__Data lines__

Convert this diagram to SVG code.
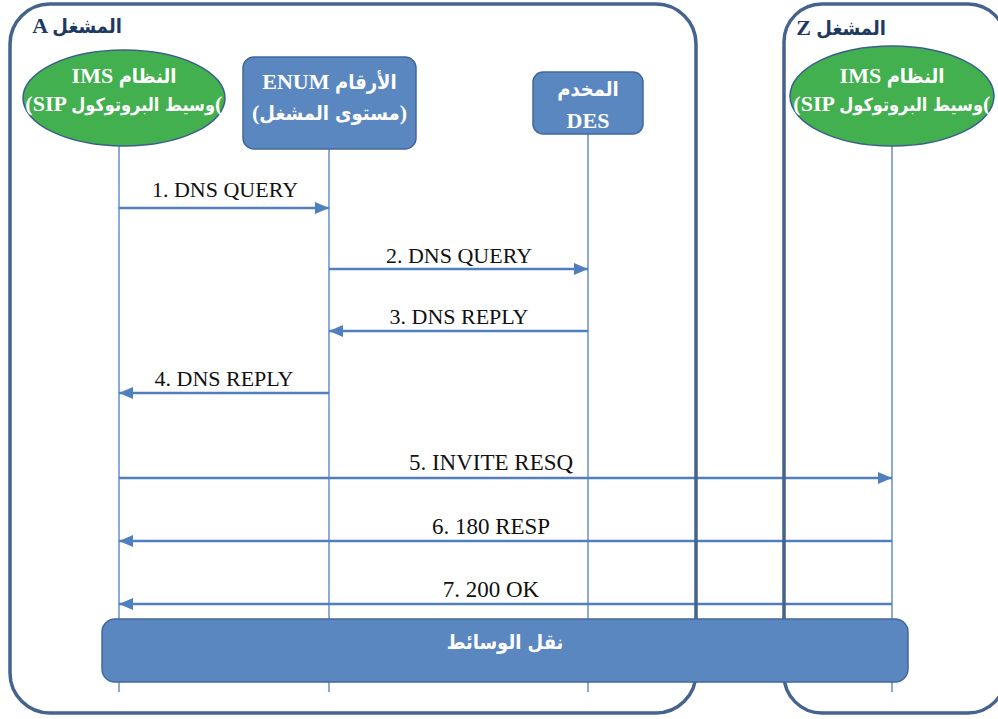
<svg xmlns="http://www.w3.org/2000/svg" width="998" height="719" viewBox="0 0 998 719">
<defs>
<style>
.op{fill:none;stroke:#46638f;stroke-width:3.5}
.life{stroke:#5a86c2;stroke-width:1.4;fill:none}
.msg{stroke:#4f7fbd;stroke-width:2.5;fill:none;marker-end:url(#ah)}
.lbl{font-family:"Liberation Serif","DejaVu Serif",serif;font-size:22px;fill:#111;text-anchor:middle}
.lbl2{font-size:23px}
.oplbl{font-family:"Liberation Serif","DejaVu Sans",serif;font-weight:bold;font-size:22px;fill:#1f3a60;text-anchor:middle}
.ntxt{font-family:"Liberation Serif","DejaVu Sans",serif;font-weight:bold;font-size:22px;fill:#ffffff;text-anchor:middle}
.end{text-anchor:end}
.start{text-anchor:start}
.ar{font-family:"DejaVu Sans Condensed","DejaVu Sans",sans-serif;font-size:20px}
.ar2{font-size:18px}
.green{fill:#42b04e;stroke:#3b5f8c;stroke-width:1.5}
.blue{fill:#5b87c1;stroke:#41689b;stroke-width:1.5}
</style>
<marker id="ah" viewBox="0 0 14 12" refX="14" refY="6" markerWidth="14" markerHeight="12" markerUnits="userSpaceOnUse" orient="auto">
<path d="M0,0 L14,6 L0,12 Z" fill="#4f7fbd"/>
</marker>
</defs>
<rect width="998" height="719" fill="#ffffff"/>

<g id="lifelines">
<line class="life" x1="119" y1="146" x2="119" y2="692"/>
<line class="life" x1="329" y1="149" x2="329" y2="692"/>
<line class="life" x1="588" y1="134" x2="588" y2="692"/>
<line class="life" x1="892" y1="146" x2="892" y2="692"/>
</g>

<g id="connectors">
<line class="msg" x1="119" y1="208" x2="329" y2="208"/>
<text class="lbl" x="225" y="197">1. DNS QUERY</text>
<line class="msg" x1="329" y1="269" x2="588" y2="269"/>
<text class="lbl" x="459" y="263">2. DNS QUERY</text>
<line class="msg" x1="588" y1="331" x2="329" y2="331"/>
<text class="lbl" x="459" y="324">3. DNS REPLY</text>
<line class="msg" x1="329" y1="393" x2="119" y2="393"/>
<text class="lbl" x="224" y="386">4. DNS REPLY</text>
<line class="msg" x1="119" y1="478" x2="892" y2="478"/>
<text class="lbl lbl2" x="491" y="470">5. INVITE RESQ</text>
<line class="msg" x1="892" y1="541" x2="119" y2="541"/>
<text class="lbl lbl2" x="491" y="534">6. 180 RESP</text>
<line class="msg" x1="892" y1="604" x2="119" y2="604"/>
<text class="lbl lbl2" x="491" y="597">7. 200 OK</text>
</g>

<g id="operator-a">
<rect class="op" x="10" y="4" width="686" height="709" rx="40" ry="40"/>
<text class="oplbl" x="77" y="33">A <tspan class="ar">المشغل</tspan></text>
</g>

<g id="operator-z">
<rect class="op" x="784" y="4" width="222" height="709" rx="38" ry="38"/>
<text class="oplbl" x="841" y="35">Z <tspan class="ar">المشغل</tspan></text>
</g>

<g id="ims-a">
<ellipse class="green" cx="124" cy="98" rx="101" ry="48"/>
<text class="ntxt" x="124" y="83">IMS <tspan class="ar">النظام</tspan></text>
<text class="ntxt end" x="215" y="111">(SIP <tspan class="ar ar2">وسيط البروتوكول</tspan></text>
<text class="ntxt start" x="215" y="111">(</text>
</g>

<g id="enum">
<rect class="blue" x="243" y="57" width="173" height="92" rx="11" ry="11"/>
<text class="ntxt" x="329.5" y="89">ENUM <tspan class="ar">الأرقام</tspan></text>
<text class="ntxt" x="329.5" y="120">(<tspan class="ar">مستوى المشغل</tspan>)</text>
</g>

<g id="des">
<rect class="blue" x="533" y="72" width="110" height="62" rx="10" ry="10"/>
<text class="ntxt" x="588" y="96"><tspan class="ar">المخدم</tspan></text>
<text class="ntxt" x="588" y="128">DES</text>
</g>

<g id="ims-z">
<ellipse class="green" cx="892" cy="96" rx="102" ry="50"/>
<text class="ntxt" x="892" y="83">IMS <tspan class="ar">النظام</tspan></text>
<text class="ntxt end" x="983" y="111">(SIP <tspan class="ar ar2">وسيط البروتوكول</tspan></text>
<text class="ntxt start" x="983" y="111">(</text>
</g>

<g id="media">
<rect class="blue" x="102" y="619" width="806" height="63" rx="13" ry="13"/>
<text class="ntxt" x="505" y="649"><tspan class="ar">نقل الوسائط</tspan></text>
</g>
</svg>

__Objective__
Reproduce each line exactly, please, except for any pictures.

__Final result__
Convert this diagram to SVG code.
<svg xmlns="http://www.w3.org/2000/svg" width="998" height="719" viewBox="0 0 998 719">
<defs>
<style>
.op{fill:none;stroke:#46638f;stroke-width:3.5}
.life{stroke:#5a86c2;stroke-width:1.4;fill:none}
.msg{stroke:#4f7fbd;stroke-width:2.5;fill:none;marker-end:url(#ah)}
.lbl{font-family:"Liberation Serif","DejaVu Serif",serif;font-size:22px;fill:#111;text-anchor:middle}
.lbl2{font-size:23px}
.oplbl{font-family:"Liberation Serif","DejaVu Sans",serif;font-weight:bold;font-size:22px;fill:#1f3a60;text-anchor:middle}
.ntxt{font-family:"Liberation Serif","DejaVu Sans",serif;font-weight:bold;font-size:22px;fill:#ffffff;text-anchor:middle}
.end{text-anchor:end}
.start{text-anchor:start}
.ar{font-family:"DejaVu Sans Condensed","DejaVu Sans",sans-serif;font-size:20px}
.ar2{font-size:18px}
.green{fill:#42b04e;stroke:#3b5f8c;stroke-width:1.5}
.blue{fill:#5b87c1;stroke:#41689b;stroke-width:1.5}
</style>
<marker id="ah" viewBox="0 0 14 12" refX="14" refY="6" markerWidth="14" markerHeight="12" markerUnits="userSpaceOnUse" orient="auto">
<path d="M0,0 L14,6 L0,12 Z" fill="#4f7fbd"/>
</marker>
</defs>
<rect width="998" height="719" fill="#ffffff"/>

<g id="lifelines">
<line class="life" x1="119" y1="146" x2="119" y2="692"/>
<line class="life" x1="329" y1="149" x2="329" y2="692"/>
<line class="life" x1="588" y1="134" x2="588" y2="692"/>
<line class="life" x1="892" y1="146" x2="892" y2="692"/>
</g>

<g id="connectors">
<line class="msg" x1="119" y1="208" x2="329" y2="208"/>
<text class="lbl" x="225" y="197">1. DNS QUERY</text>
<line class="msg" x1="329" y1="269" x2="588" y2="269"/>
<text class="lbl" x="459" y="263">2. DNS QUERY</text>
<line class="msg" x1="588" y1="331" x2="329" y2="331"/>
<text class="lbl" x="459" y="324">3. DNS REPLY</text>
<line class="msg" x1="329" y1="393" x2="119" y2="393"/>
<text class="lbl" x="224" y="386">4. DNS REPLY</text>
<line class="msg" x1="119" y1="478" x2="892" y2="478"/>
<text class="lbl lbl2" x="491" y="470">5. INVITE RESQ</text>
<line class="msg" x1="892" y1="541" x2="119" y2="541"/>
<text class="lbl lbl2" x="491" y="534">6. 180 RESP</text>
<line class="msg" x1="892" y1="604" x2="119" y2="604"/>
<text class="lbl lbl2" x="491" y="597">7. 200 OK</text>
</g>

<g id="operator-a">
<rect class="op" x="10" y="4" width="686" height="709" rx="40" ry="40"/>
<text class="oplbl" x="77" y="33">A <tspan class="ar">المشغل</tspan></text>
</g>

<g id="operator-z">
<rect class="op" x="784" y="4" width="222" height="709" rx="38" ry="38"/>
<text class="oplbl" x="841" y="35">Z <tspan class="ar">المشغل</tspan></text>
</g>

<g id="ims-a">
<ellipse class="green" cx="124" cy="98" rx="101" ry="48"/>
<text class="ntxt" x="124" y="83">IMS <tspan class="ar">النظام</tspan></text>
<text class="ntxt end" x="215" y="111">(SIP <tspan class="ar ar2">وسيط البروتوكول</tspan></text>
<text class="ntxt start" x="215" y="111">(</text>
</g>

<g id="enum">
<rect class="blue" x="243" y="57" width="173" height="92" rx="11" ry="11"/>
<text class="ntxt" x="329.5" y="89">ENUM <tspan class="ar">الأرقام</tspan></text>
<text class="ntxt" x="329.5" y="120">(<tspan class="ar">مستوى المشغل</tspan>)</text>
</g>

<g id="des">
<rect class="blue" x="533" y="72" width="110" height="62" rx="10" ry="10"/>
<text class="ntxt" x="588" y="96"><tspan class="ar">المخدم</tspan></text>
<text class="ntxt" x="588" y="128">DES</text>
</g>

<g id="ims-z">
<ellipse class="green" cx="892" cy="96" rx="102" ry="50"/>
<text class="ntxt" x="892" y="83">IMS <tspan class="ar">النظام</tspan></text>
<text class="ntxt end" x="983" y="111">(SIP <tspan class="ar ar2">وسيط البروتوكول</tspan></text>
<text class="ntxt start" x="983" y="111">(</text>
</g>

<g id="media">
<rect class="blue" x="102" y="619" width="806" height="63" rx="13" ry="13"/>
<text class="ntxt" x="505" y="649"><tspan class="ar">نقل الوسائط</tspan></text>
</g>
</svg>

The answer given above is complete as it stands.